Wasp on the Wind

C. R. Norris
Outskirts Press (2017)
ISBN 9781478785989
Reviewed by Skyler Boudreau for Reader Views (12/17)

“Wasp on the Wind” is the second book of the “Wasp Chronicles” trilogy by C.R. Norris, a science-fiction/action-adventure series that follows several different perspectives. Readers explore the world through military officers, merchants, and even a man wanted by the government. Each storyline is vastly different, but all of them converge with at least one other during the course of the novel.

The variety of characters provides insight to all corners of the setting, allowing the reader a total and immersive experience. The world itself is detailed and painstakingly wrought. Norris balances an impressive number of societies with an even more impressive number of characters. The novel’s scientific aspect is interesting and easy to understand, providing a fantastic introduction to the genre.

While the vast cast of characters provides many sides to an already complicated story, they can sometimes prove a hindrance. The point of view jumps are often random and confusing. There is no warning before the shifts occur, and this makes it seem as if the author simply couldn’t decide whether they wanted to write in third person limited or third person omniscient. It’s enough to pull the reader out of the story completely while they try and adjust to a new point of view that often lasts only for a few paragraphs.
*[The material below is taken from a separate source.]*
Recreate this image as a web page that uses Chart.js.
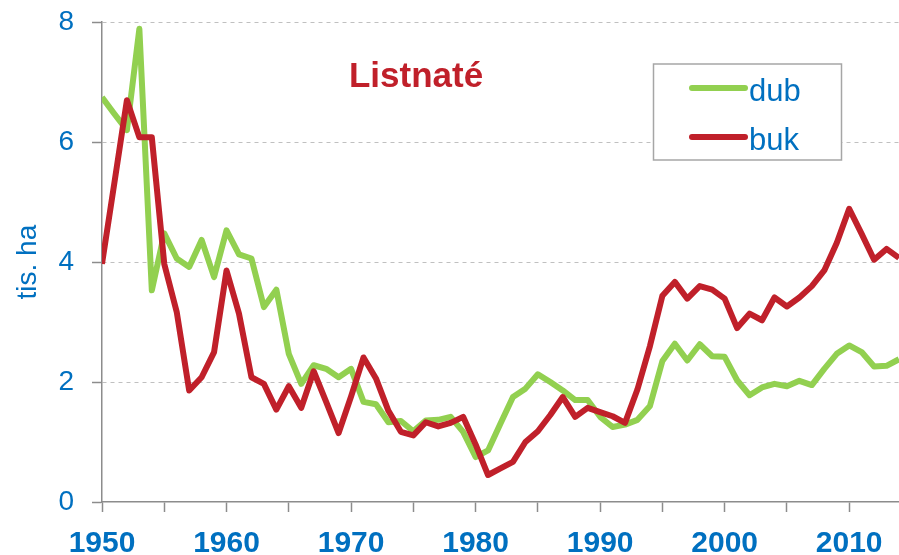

I found many of the side characters come off as flat. They have a single trait that defines them, and they seem more like they are there to fill up space. Sci-fi novels tend to be more action-driven than character-driven anyway, but like the sudden point of view jumps, I just found these side characters distracting. I was annoyed with the one-dimensional feel of them and the way they drew focus from the main characters, and felt that a lot of them could have been combined or cut from the novel altogether.

Overall, “Wasp on the Wind” by C.R. Norris left me conflicted. The story is intriguing and something I want to know more about, but the characters and point of view conflicts give me pause in continuing the trilogy. I removed two stars from my final rating for these issues. I don’t think I would highly recommend the series for anyone with a love of character driven novels.